Recognizing the potential for a delay, ESA and Roscosmos set up a tiger team in late 2015 to assess the best options.
“Russian and European experts made their best efforts to meet the 2018 launch schedule for the mission, and in late 2015, a dedicated ESA-Roscosmos Tiger Team, also including Russian and European industries, initiated an analysis of all possible solutions to recover schedule delays and accommodate schedule contingencies,” said ESA in the statement.
The tiger team reported their results to ESA Director General Johann-Dietrich Woerner and Roscosmos Director General Igor Komarov.
Woerner and Komarov then “jointly decided to move the launch to the next available Mars launch window in July 2020, and tasked their project teams to develop, in cooperation with the industrial contactors, a new baseline schedule aiming towards a 2020 launch.
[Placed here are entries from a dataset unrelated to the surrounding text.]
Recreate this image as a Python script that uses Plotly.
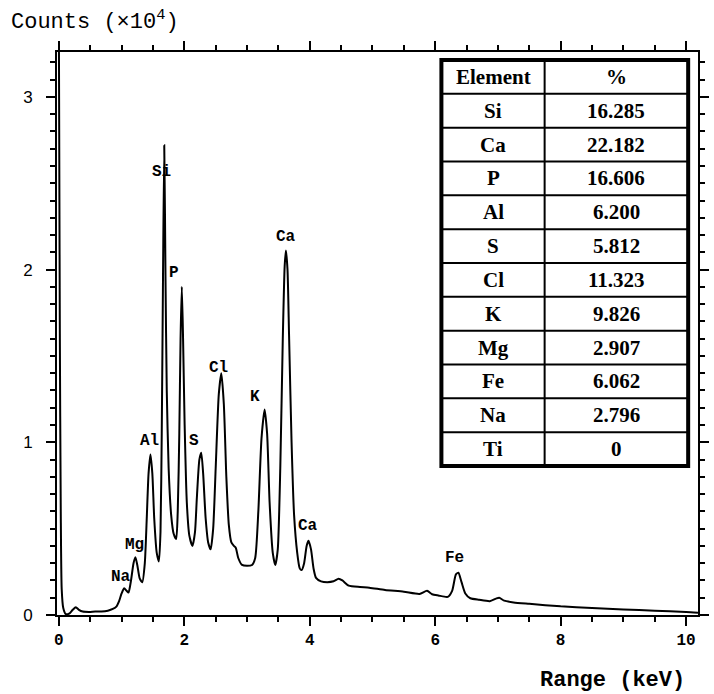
import plotly.graph_objects as go

# ---------------- data ----------------
energy_kev = [0.00, 0.015, 0.03, 0.045, 0.07, 0.11, 0.17, 0.22, 0.27, 0.32, 0.38, 0.48, 0.58, 0.68, 0.78,
              0.86, 0.92, 0.96, 1.00, 1.04, 1.08, 1.11, 1.15, 1.19, 1.22, 1.25, 1.29, 1.33, 1.37, 1.40,
              1.43, 1.46, 1.49, 1.52, 1.56, 1.595, 1.62, 1.64, 1.66, 1.68, 1.70, 1.72, 1.75, 1.79, 1.83,
              1.87, 1.895, 1.92, 1.94, 1.96, 1.98, 2.005, 2.04, 2.08, 2.13, 2.17, 2.20, 2.24, 2.27, 2.30,
              2.34, 2.38, 2.42, 2.46, 2.50, 2.55, 2.59, 2.63, 2.67, 2.71, 2.75, 2.79, 2.82, 2.86, 2.92,
              3.00, 3.08, 3.13, 3.18, 3.23, 3.28, 3.32, 3.36, 3.41, 3.45, 3.49, 3.53, 3.57, 3.60, 3.62,
              3.645, 3.67, 3.71, 3.75, 3.80, 3.84, 3.87, 3.91, 3.95, 3.98, 4.02, 4.06, 4.10, 4.18, 4.28,
              4.38, 4.46, 4.52, 4.62, 4.80, 4.95, 5.20, 5.50, 5.75, 5.87, 5.95, 6.05, 6.20, 6.27, 6.33,
              6.37, 6.42, 6.48, 6.56, 6.70, 6.87, 6.97, 7.02, 7.10, 7.25, 7.50, 8.00, 8.50, 9.00, 9.50,
              10.00, 10.19]
counts_e4 = [3.40, 1.65, 0.60, 0.15, 0.04, 0.005, 0.01, 0.03, 0.045, 0.03, 0.02, 0.018, 0.02, 0.02, 0.025,
             0.035, 0.05, 0.08, 0.125, 0.155, 0.14, 0.13, 0.20, 0.30, 0.335, 0.29, 0.21, 0.19, 0.30, 0.55,
             0.82, 0.93, 0.82, 0.56, 0.36, 0.31, 0.48, 1.05, 1.95, 2.72, 1.95, 1.30, 0.85, 0.58, 0.47,
             0.44, 0.60, 1.05, 1.60, 1.90, 1.60, 1.10, 0.65, 0.46, 0.40, 0.48, 0.68, 0.90, 0.94, 0.82,
             0.56, 0.42, 0.38, 0.50, 0.85, 1.28, 1.40, 1.22, 0.80, 0.52, 0.42, 0.40, 0.39, 0.33, 0.29,
             0.285, 0.29, 0.33, 0.60, 1.02, 1.19, 1.05, 0.65, 0.36, 0.29, 0.38, 0.85, 1.60, 2.02, 2.11,
             2.00, 1.62, 1.00, 0.58, 0.36, 0.27, 0.26, 0.30, 0.40, 0.43, 0.38, 0.27, 0.215, 0.195, 0.19,
             0.195, 0.21, 0.20, 0.17, 0.162, 0.158, 0.145, 0.135, 0.122, 0.14, 0.12, 0.113, 0.105, 0.14, 0.235,
             0.245, 0.19, 0.125, 0.097, 0.088, 0.08, 0.095, 0.10, 0.083, 0.073, 0.065, 0.05, 0.04, 0.032, 0.025,
             0.018, 0.013]

peak_labels = ["Na", "Mg", "Al", "Si", "P", "S", "Cl", "K", "Ca", "Ca", "Fe"]

table_elements = ["Si", "Ca", "P", "Al", "S", "Cl", "K", "Mg", "Fe", "Na", "Ti"]
table_percent = ["16.285", "22.182", "16.606", "6.200", "5.812", "11.323", "9.826", "2.907", "6.062", "2.796", "0"]

x_tick_vals = [0, 2, 4, 6, 8, 10]
y_tick_vals = [0, 1, 2, 3]

# ---------------- layout geometry (pixels) ----------------
W, H = 714, 694
L, R, T, B = 57, 709, 52, 615          # plot area edges


def px_x(px):
    return (px - L) / (R - L)


def px_y(py):
    return (B - py) / (B - T)


MONO = "Liberation Mono, DejaVu Sans Mono, monospace"
SERIF = "Liberation Serif, DejaVu Serif, serif"
SANS = "Liberation Sans, Arial, sans-serif"

fig = go.Figure()
fig.add_trace(go.Scatter(
    x=energy_kev, y=counts_e4, mode="lines",
    line=dict(color="black", width=2, shape="spline", smoothing=0.6),
    hoverinfo="x+y", showlegend=False))

# peak label placements (data coords of label centres)
label_pos = [(0.99, 0.22), (1.21, 0.405), (1.44, 1.01), (1.63, 2.565), (1.83, 1.98), (2.16, 1.01),
             (2.54, 1.43), (3.13, 1.26), (3.62, 2.19), (3.97, 0.515), (6.30, 0.33)]
annotations = []
for name, (lx, ly) in zip(peak_labels, label_pos):
    annotations.append(dict(x=lx, y=ly, xref="x", yref="y", text=name, showarrow=False,
                            font=dict(family=MONO, size=16, color="black", weight="bold"),
                            xanchor="center", yanchor="middle"))

# axis titles
annotations.append(dict(x=px_x(8), y=px_y(21), xref="paper", yref="paper",
                        text="Counts (×10<sup>4</sup>)", showarrow=False,
                        font=dict(family=MONO, size=22, color="black"),
                        xanchor="left", yanchor="middle"))
annotations.append(dict(x=px_x(622), y=px_y(680), xref="paper", yref="paper",
                        text="Range (keV)", showarrow=False,
                        font=dict(family=MONO, size=22, color="black", weight="bold"),
                        xanchor="center", yanchor="middle"))

# ---------------- table inset ----------------
tL, tC, tR, tT, tB = 448, 553, 699, 60, 466
n_rows = len(table_elements) + 1
row_h = (tB - tT) / n_rows
shapes = [dict(type="rect", xref="paper", yref="paper",
               x0=px_x(tL), x1=px_x(tR), y0=px_y(tB), y1=px_y(tT),
               line=dict(color="black", width=4), fillcolor="white", layer="above")]
shapes.append(dict(type="line", xref="paper", yref="paper",
                   x0=px_x(tC), x1=px_x(tC), y0=px_y(tB), y1=px_y(tT),
                   line=dict(color="black", width=2), layer="above"))
for i in range(1, n_rows):
    yy = tT + i * row_h
    shapes.append(dict(type="line", xref="paper", yref="paper",
                       x0=px_x(tL), x1=px_x(tR), y0=px_y(yy), y1=px_y(yy),
                       line=dict(color="black", width=2), layer="above"))

rows = [("Element", "%")] + list(zip(table_elements, table_percent))
for i, (c1, c2) in enumerate(rows):
    yc = tT + (i + 0.5) * row_h
    for txt, xc in ((c1, (tL + tC) / 2), (c2, (tC + tR) / 2)):
        annotations.append(dict(x=px_x(xc), y=px_y(yc), xref="paper", yref="paper", text=txt,
                                showarrow=False, font=dict(family=SERIF, size=21, color="black", weight="bold"),
                                xanchor="center", yanchor="middle"))

fig.update_layout(
    width=W, height=H, autosize=False,
    margin=dict(l=L, r=W - R, t=T, b=H - B, pad=0),
    paper_bgcolor="white", plot_bgcolor="white",
    showlegend=False,
    xaxis=dict(range=[-0.03, 10.19], tickvals=x_tick_vals, ticktext=[str(v) for v in x_tick_vals],
               ticks="outside", ticklen=9, tickwidth=2, tickcolor="black",
               minor=dict(dtick=0.5, ticks="outside", ticklen=5, tickwidth=1.5, tickcolor="black"),
               showline=True, linecolor="black", linewidth=2, mirror="allticks",
               showgrid=False, zeroline=False,
               tickfont=dict(family=MONO, size=16, color="black", weight="bold")),
    yaxis=dict(range=[0, 3.26], tickvals=y_tick_vals, ticktext=[str(v) for v in y_tick_vals],
               ticks="outside", ticklen=9, tickwidth=2, tickcolor="black",
               minor=dict(dtick=0.1, ticks="outside", ticklen=5, tickwidth=1.5, tickcolor="black"),
               showline=True, linecolor="black", linewidth=2, mirror="allticks",
               showgrid=False, zeroline=False, ticklabelstandoff=10,
               tickfont=dict(family=SANS, size=17, color="black")),
    annotations=annotations,
    shapes=shapes,
)

fig.write_html("out.html", config={"responsive": False, "displayModeBar": False},
               post_script="document.body.style.margin='0px';")
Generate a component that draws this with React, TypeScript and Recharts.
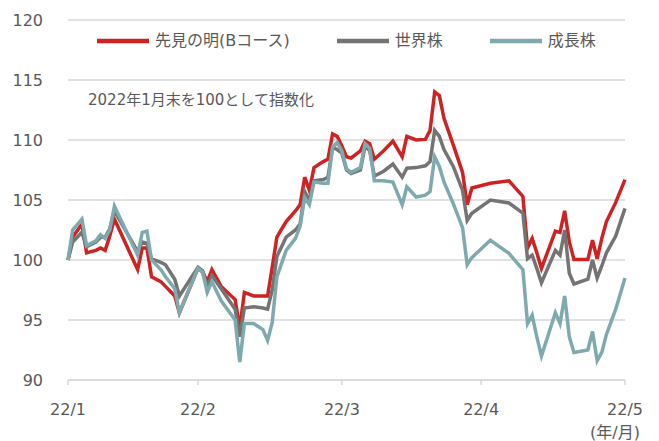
import { LineChart, Line, XAxis, YAxis, CartesianGrid, Legend } from 'recharts';

// day offsets from 2022/1 month-end
const days = [
    0, 1, 3, 4, 6, 7, 8, 9, 10, 15, 16, 17, 18, 20, 21, 23, 24, 28, 29, 30,
    31, 33, 36, 37, 38, 40, 42, 43, 44, 45, 47, 49, 50, 51, 52, 53, 55, 56, 57, 58,
    59, 60, 61, 63, 64, 65, 66, 68, 70, 72, 73, 75, 77, 78, 79, 80, 81, 83, 85, 86,
    87, 91, 95, 98, 99, 100, 101, 102, 105, 106, 107, 108, 109, 112, 113, 114, 115, 116, 118, 120,
];

const foresight = [
    100, 101.9, 103.0, 100.6, 100.8, 101.0, 100.8, 102.0, 103.4, 99.2, 101.0, 101.0, 98.6, 98.2, 97.8, 97.0, 95.6, 99.3, 99.0, 98.2,
    99.2, 97.8, 96.7, 94.3, 97.3, 97.0, 97.0, 97.0, 99.4, 101.9, 103.2, 104.1, 104.6, 106.9, 105.8, 107.7, 108.2, 108.4, 110.5, 110.3,
    109.5, 108.6, 108.5, 109.1, 109.9, 109.7, 108.4, 109.1, 109.9, 108.6, 110.3, 110.0, 110.05, 110.8, 114.0, 113.7, 111.8, 109.6, 107.3, 104.6,
    106.0, 106.4, 106.6, 105.3, 101.0, 101.8, 100.6, 99.3, 102.4, 102.3, 104.1, 101.5, 100.05, 100.05, 101.65, 100.1, 101.8, 103.2, 104.8, 106.7,
];

const world = [
    100, 101.5, 102.3, 101.1, 101.5, 101.9, 101.9, 102.6, 104.1, 100.7, 101.5, 101.4, 100.1, 99.8, 99.6, 98.4, 97.0, 99.4, 99.1, 97.8,
    98.7, 97.6, 95.9, 93.6, 96.0, 96.1, 96.0, 95.9, 97.5, 100.3, 101.9, 102.5, 103.0, 105.7, 105.0, 106.6, 106.7, 106.9, 109.4, 109.2,
    108.9, 107.5, 107.2, 107.5, 109.5, 109.1, 107.0, 107.4, 108.0, 106.9, 107.65, 107.7, 107.85, 108.2, 110.8, 110.3, 109.2, 107.8, 105.8, 103.3,
    103.9, 105.0, 104.75, 103.9, 100.1, 100.4, 99.3, 98.1, 100.8, 100.4, 102.5, 98.9, 98.0, 98.4, 100.0, 98.5, 99.5, 100.6, 102.0, 104.3,
];

const growth = [
    100, 102.5, 103.4, 101.2, 101.6, 102.1, 101.8, 102.5, 104.5, 100.4, 102.3, 102.4, 100.0, 99.2, 98.6, 97.6, 95.6, 99.3, 99.0, 97.3,
    98.2, 96.6, 95.0, 91.5, 94.7, 94.7, 94.2, 93.3, 94.8, 98.6, 100.8, 101.8, 102.8, 105.2, 104.6, 106.5, 106.4, 106.4, 109.4, 109.8,
    109.1, 107.6, 107.3, 107.7, 109.7, 109.3, 106.6, 106.6, 106.5, 104.6, 106.1, 105.25, 105.4, 105.7, 108.6, 107.8, 106.5, 104.7, 102.7, 99.6,
    100.2, 101.65, 100.55, 99.2, 94.7, 95.4, 93.6, 92.0, 95.6, 94.7, 97.0, 93.6, 92.3, 92.5, 94.05, 91.6, 92.3, 93.8, 95.9, 98.5,
];

const monthTicks = [0, 28, 59, 89, 120];
const monthLabels = ['22/1', '22/2', '22/3', '22/4', '22/5'];
const yTicks = [90, 95, 100, 105, 110, 115, 120];

const seriesNames = ['先見の明(Bコース)', '世界株', '成長株'];
const colors = ['#cf2222', '#747474', '#7eaaaf'];

const data = days.map((d, i) => ({
    day: d,
    foresight: foresight[i],
    world: world[i],
    growth: growth[i],
}));

const font = '"DejaVu Sans", "Noto Sans CJK JP", sans-serif';
const textColor = '#595959';

function LegendBox() {
    return (
        <div style={{ display: 'flex', alignItems: 'center', paddingLeft: 97, gap: 47, fontFamily: font, fontSize: 16, color: textColor }}>
            {seriesNames.map((name, i) => (
                <div key={name} style={{ display: 'flex', alignItems: 'center' }}>
                    <svg width={52} height={8}>
                        <line x1={0} y1={4} x2={52} y2={4} stroke={colors[i]} strokeWidth={4.5} />
                    </svg>
                    <span style={{ marginLeft: 6, lineHeight: '20px' }}>{name}</span>
                </div>
            ))}
        </div>
    );
}

export default function App() {
    return (
        <div style={{ position: 'absolute', left: 0, top: 0, width: 659, height: 441, background: '#fff' }}>
            <LineChart width={659} height={441} data={data} margin={{ top: 20, right: 34, left: 0, bottom: 31 }}>
                <CartesianGrid vertical={false} stroke="#d9d9d9" strokeWidth={1.5} />
                <XAxis
                    dataKey="day"
                    type="number"
                    domain={[0, 120]}
                    ticks={monthTicks}
                    tickFormatter={(v) => monthLabels[monthTicks.indexOf(v)]}
                    stroke="#d9d9d9"
                    strokeWidth={1.5}
                    height={30}
                    tickSize={5}
                    tickMargin={19}
                    tick={{ fill: textColor, fontSize: 16, fontFamily: font }}
                    interval={0}
                />
                <YAxis
                    domain={[90, 120]}
                    ticks={yTicks}
                    axisLine={false}
                    tickLine={false}
                    width={68}
                    tickSize={6}
                    tickMargin={19}
                    tick={{ fill: textColor, fontSize: 16, fontFamily: font }}
                />
                <Legend
                    verticalAlign="middle"
                    layout="horizontal"
                    content={() => <LegendBox />}
                    wrapperStyle={{ top: 31, left: 0, width: 659 }}
                />
                <Line type="linear" dataKey="foresight" name={seriesNames[0]} stroke={colors[0]} strokeWidth={3.5} dot={false} isAnimationActive={false} />
                <Line type="linear" dataKey="world" name={seriesNames[1]} stroke={colors[1]} strokeWidth={3.5} dot={false} isAnimationActive={false} />
                <Line type="linear" dataKey="growth" name={seriesNames[2]} stroke={colors[2]} strokeWidth={3.5} dot={false} isAnimationActive={false} />
            </LineChart>
            <div style={{ position: 'absolute', left: 88, top: 92, fontFamily: font, fontSize: 15, lineHeight: '16px', color: textColor, whiteSpace: 'nowrap' }}>
                2022年1月末を100として指数化
            </div>
            <div style={{ position: 'absolute', right: 19, top: 424, fontFamily: font, fontSize: 16, lineHeight: '18px', color: textColor, whiteSpace: 'nowrap' }}>
                (年/月)
            </div>
        </div>
    );
}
Additional measures will also be taken to maintain close control over the activities on both sides up to launch.”
The ExoMars 2016 interplanetary mission is comprised of the Trace Gas Orbiter (TGO) and the Schiaparelli lander. The spacecraft are due to arrive at Mars in October 2016.
The goal of TGO is to search for possible signatures of life in the form of trace amounts of atmospheric methane on the Red Planet.
The main purpose of Schiaparelli is to demonstrate key entry, descent, and landing technologies for the follow on 2nd ExoMars mission that will land the first European rover on the Red Planet.
The now planned 2020 ExoMars mission will deliver an advanced rover to the Red Planet’s surface. It is equipped with the first ever deep driller that can collect samples to depths of 2 meters (seven feet) where the environment is shielded from the harsh conditions on the surface – namely the constant bombardment of cosmic radiation and the presence of strong oxidants like perchlorates that can destroy organic molecules.
ExoMars was originally a joint NASA/ESA project.
But thanks to hefty cuts to NASA’s budget by Washington DC politicians, NASA was forced to terminate the agencies involvement after several years of extremely detailed work and withdraw from participation as a full partner in the exciting ExoMars missions.
NASA is still providing the critical MOMA science instrument that will search for organic molecules.
Thereafter Russia agreed to take NASA’s place and provide the much needed funding and rockets for the pair of launches in March 2016 and May 2018.
TGO will also help search for safe landing sites for the ExoMars 2020 lander and serve as the all important data communication relay station sending signals and science from the rover and surface science platform back to Earth.
ExoMars 2016 is Europe’s most advanced mission to Mars and joins Europe’s still operating Mars Express Orbiter (MEX), which arrived back in 2004, as well as a fleet of NASA and Indian probes.
The Trace Gas Orbiter (TGO) and Schiaparelli lander arrive at Mars on October 19, 2016.